Construction on those projects is scheduled to begin in 2020, but purchasing the needed rights of way is ongoing now. The estimated price tag now is $182 million.

Utah Department of Transportation officials told the commission that experience with building several other new Bangerter interchanges recently led them to re-evaluate and increase projected costs for obtaining new rights of way on the corridor.

The commission also approved spending $15 million extra on a project to widen northbound Interstate 15 between Bangerter Highway in Draper and Interstate 215 in Midvale — also because of higher-than-expected costs to obtain rights of way, plus projected increases in labor and material costs.

The lane-widening is now a $165 million project, and is scheduled to begin next year.

Buying homes to allow that I-15 project has been causing controversy.

As reported earlier this week, Midvale residents complain that dozens of boarded-up, vacant homes left by UDOT have been attracting squatters, drug use, vandalism and graffiti.

(Trent Nelson | The Salt Lake Tribune) UDOT is buying 49 homes in Midvale to widen I-15, and 24 are vacant. The neighborhood is having trouble with homeless people breaking in and trying to squat there. UDOT promises to start demolition next week. Tuesday Dec. 11, 2018.

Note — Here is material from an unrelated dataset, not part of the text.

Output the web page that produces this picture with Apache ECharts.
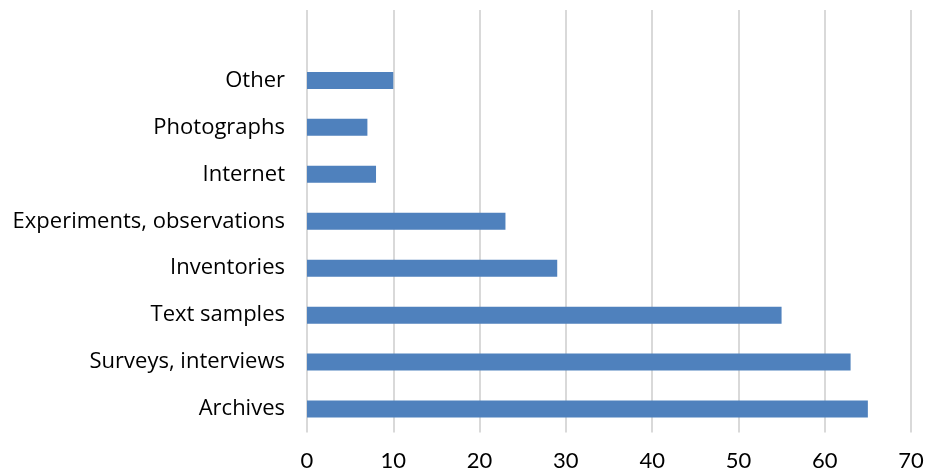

UDOT says it takes 90 days or more to obtain needed permits to allow demolition for each home once it is purchased. The house-by-house process could leave some vacant homes in the area for months to come — although UDOT says it is trying to speed up the process, and police are sending extra patrols to the area.

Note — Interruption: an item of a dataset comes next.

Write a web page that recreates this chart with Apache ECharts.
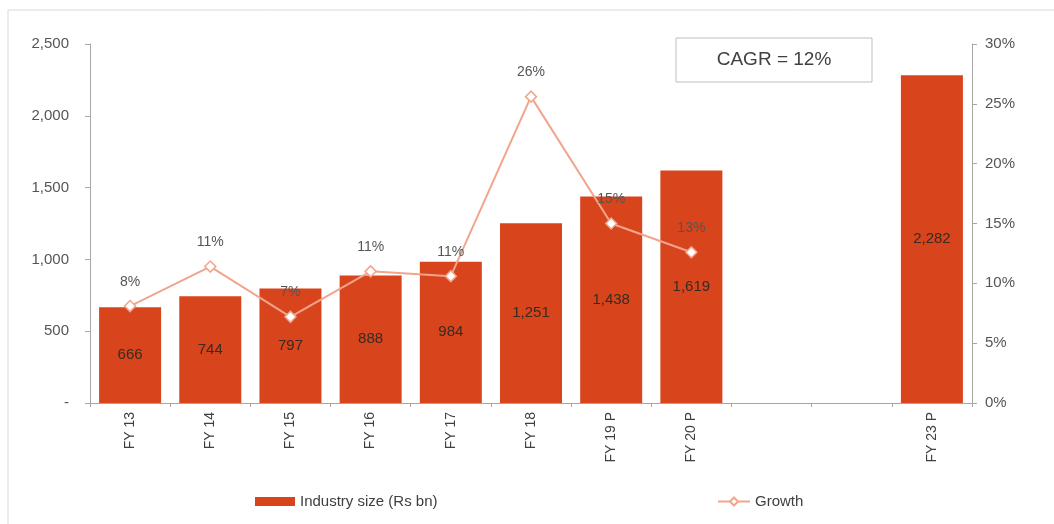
<!DOCTYPE html>
<html>
<head>
<meta charset="utf-8">
<script src="https://cdn.jsdelivr.net/npm/echarts@6/dist/echarts.min.js"></script>
<style>html,body{margin:0;padding:0;background:#fff}#c{width:1054px;height:524px}</style>
</head>
<body>
<div id="c"></div>
<script>
var categories = ['FY 13','FY 14','FY 15','FY 16','FY 17','FY 18','FY 19 P','FY 20 P','','','FY 23 P'];
var industrySize = [666,744,797,888,984,1251,1438,1619,null,null,2282];
var growth = [8.1,11.4,7.2,11.0,10.6,25.6,15.0,12.6,null,null,null];
var leftTicks = {min:0,max:2500,interval:500};
var rightTicks = {min:0,max:30,interval:5};

var FONT = 'Liberation Sans, Arial, sans-serif';
var BAR = '#d8441c';
var LINE = '#f2a58c';
var AX = '#a6a6a6';
var TXT = '#555555';

var chart = echarts.init(document.getElementById('c'), null, {renderer:'canvas'});
chart.setOption({
  animation:false,
  backgroundColor:'#fff',
  textStyle:{fontFamily:FONT},
  grid:{left:90,right:82,top:44,bottom:121},
  graphic:[
    {type:'polyline',shape:{points:[[8,600],[8,10],[1100,10]]},style:{stroke:'#d9d9d9',lineWidth:1,fill:null},silent:true},
    {type:'rect',shape:{x:676,y:38,width:196,height:44},style:{fill:'#fff',stroke:'#bfbfbf',lineWidth:1},z:10},
    {type:'text',x:774,y:60,style:{text:'CAGR = 12%',font:'19px '+FONT,fill:'#404040',textAlign:'center',textVerticalAlign:'middle'},z:11}
  ],
  legend:[
    {data:[{name:'Industry size (Rs bn)',icon:'rect'}],left:250,top:489,itemWidth:40,itemHeight:9,itemGap:6,textStyle:{fontSize:15,color:'#404040',fontFamily:FONT}},
    {data:['Growth'],left:712,top:489,itemWidth:32,itemHeight:10,textStyle:{fontSize:15,color:'#404040',fontFamily:FONT}}
  ],
  xAxis:{
    type:'category',data:categories,
    axisLine:{lineStyle:{color:AX}},
    axisTick:{show:true,lineStyle:{color:AX},length:4},
    axisLabel:{rotate:90,interval:0,color:'#404040',fontSize:14,margin:9,fontFamily:FONT}
  },
  yAxis:[
    {type:'value',min:leftTicks.min,max:leftTicks.max,interval:leftTicks.interval,
     axisLine:{show:true,lineStyle:{color:AX}},axisTick:{show:true,lineStyle:{color:AX},length:5},
     splitLine:{show:false},
     axisLabel:{color:TXT,fontSize:15,margin:21,fontFamily:FONT,formatter:function(v){return v===0?'-':v.toLocaleString('en-US');}}},
    {type:'value',min:rightTicks.min,max:rightTicks.max,interval:rightTicks.interval,
     axisLine:{show:true,lineStyle:{color:AX}},axisTick:{show:true,lineStyle:{color:AX},length:5},
     splitLine:{show:false},
     axisLabel:{color:TXT,fontSize:15,margin:13,fontFamily:FONT,formatter:'{value}%'}}
  ],
  series:[
    {name:'Industry size (Rs bn)',type:'bar',data:industrySize,barWidth:62,
     itemStyle:{color:BAR},
     label:{show:true,position:'inside',color:'#3a2a20',fontSize:15,fontFamily:FONT,
       formatter:function(p){return p.value==null?'':p.value.toLocaleString('en-US');}}},
    {name:'Growth',type:'line',yAxisIndex:1,data:growth,connectNulls:false,
     lineStyle:{color:LINE,width:2},itemStyle:{color:'#fff',borderColor:LINE,borderWidth:1.5},
     symbol:'diamond',symbolSize:11,showAllSymbol:true,
     label:{show:true,position:'top',distance:11,color:TXT,fontSize:14,fontFamily:FONT,
       formatter:function(p){return Math.round(p.value)+'%';}}, z:5}
  ]
});
</script>
</body>
</html>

That northbound I-15 project will address what “is our No. 1 delay area in the region,” said UDOT Region 2 Director Bryan Adams.

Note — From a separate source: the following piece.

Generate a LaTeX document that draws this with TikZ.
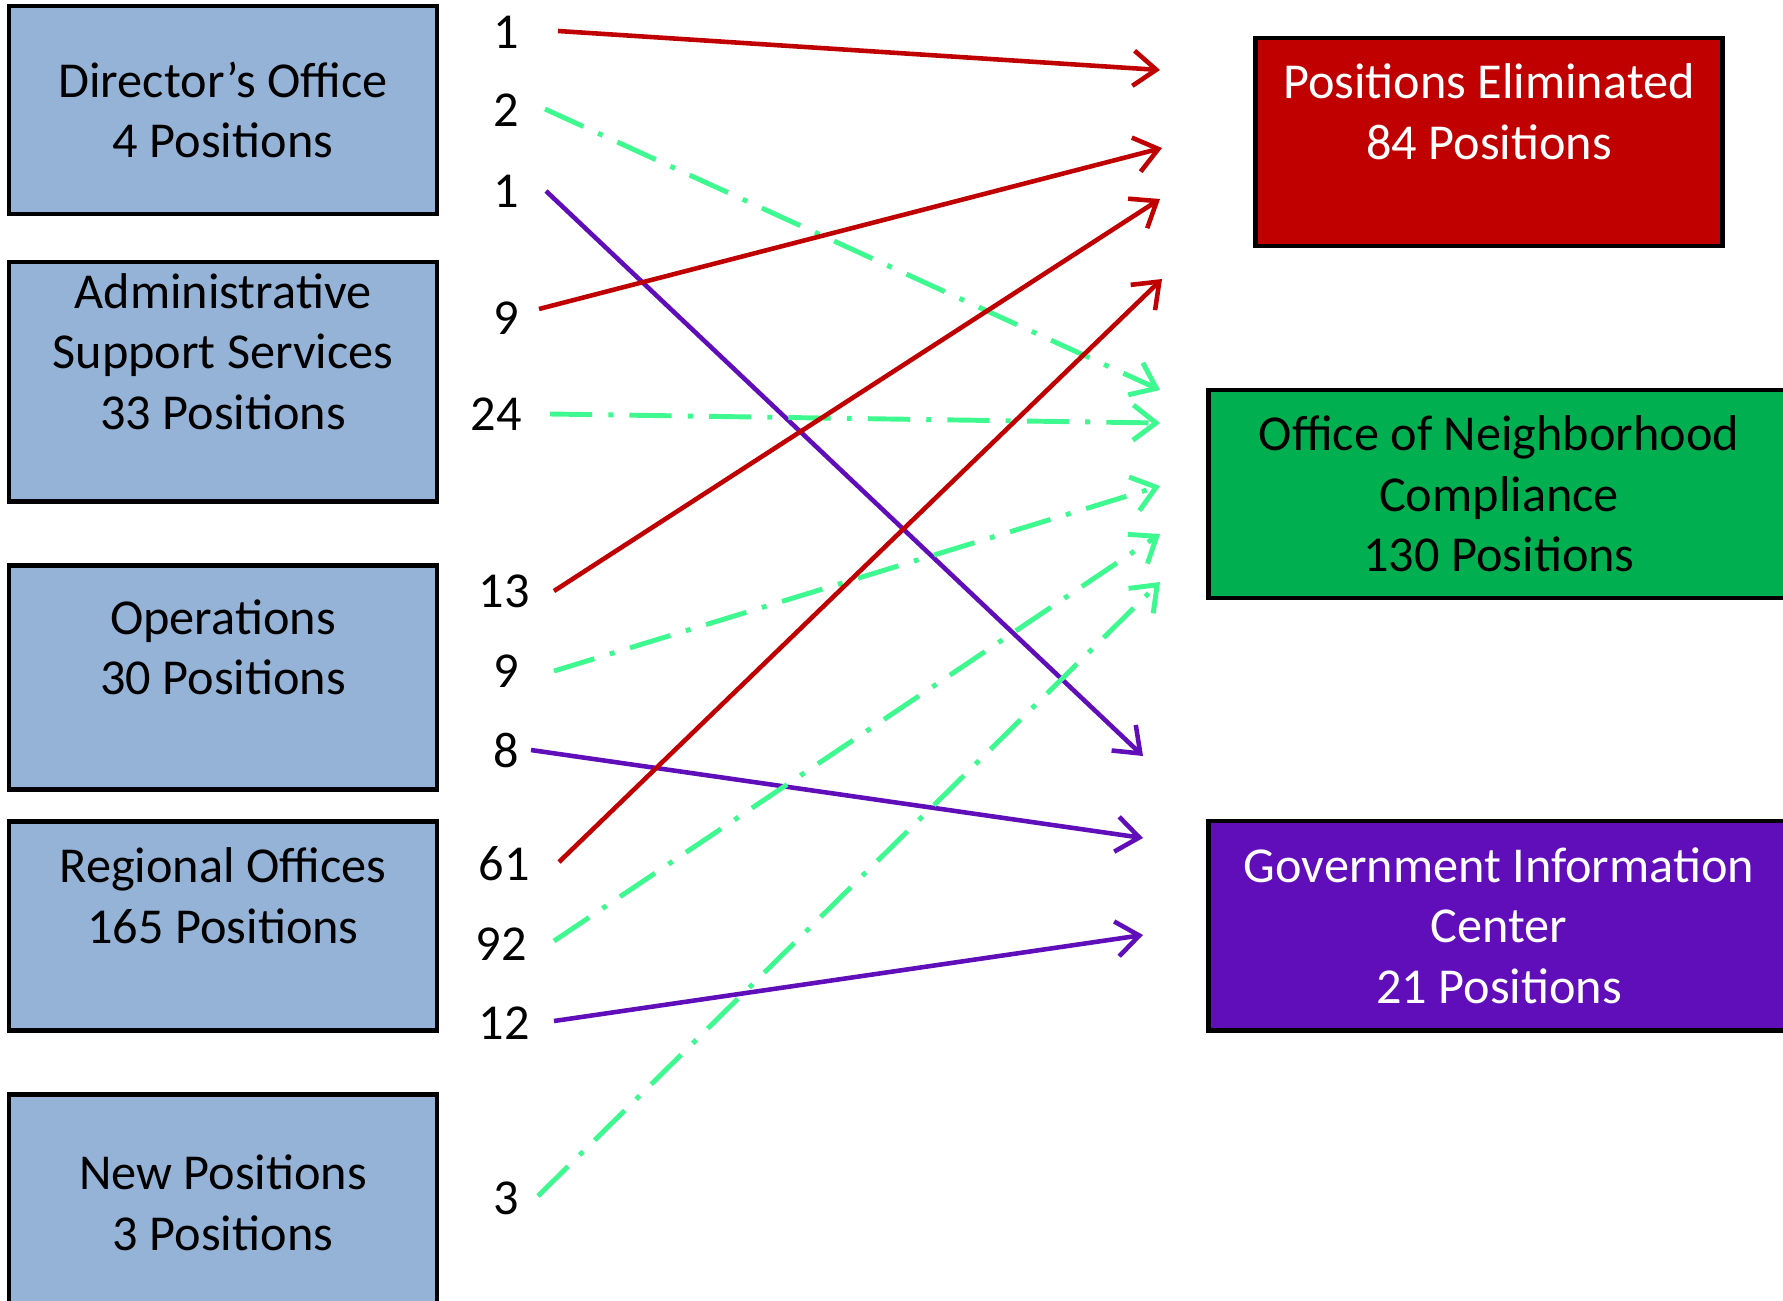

That is caused in part by drivers entering the freeway at 7200 South trying to weave across traffic that is attempting to exit just up the road onto I-215 — which often brings all traffic to a near standstill. Part of the new project will use bridges to help separate and speed those weaving streams of traffic.

Also, the project will add an extra lane from Bangerter to 90th South.

Adams gave the commission some good news about an ongoing twin project to widen southbound I-15 in the same area.

He said traffic during afternoon peak times before that project had slowed to an average of 35 mph. Construction has added an additional lane, and even though work is ongoing, he said average speed during peak times has increased to 65 mph.

“That, again, was one of our worst areas in the region” for congestion, but is showing improvement even before that project is completed, Adams said.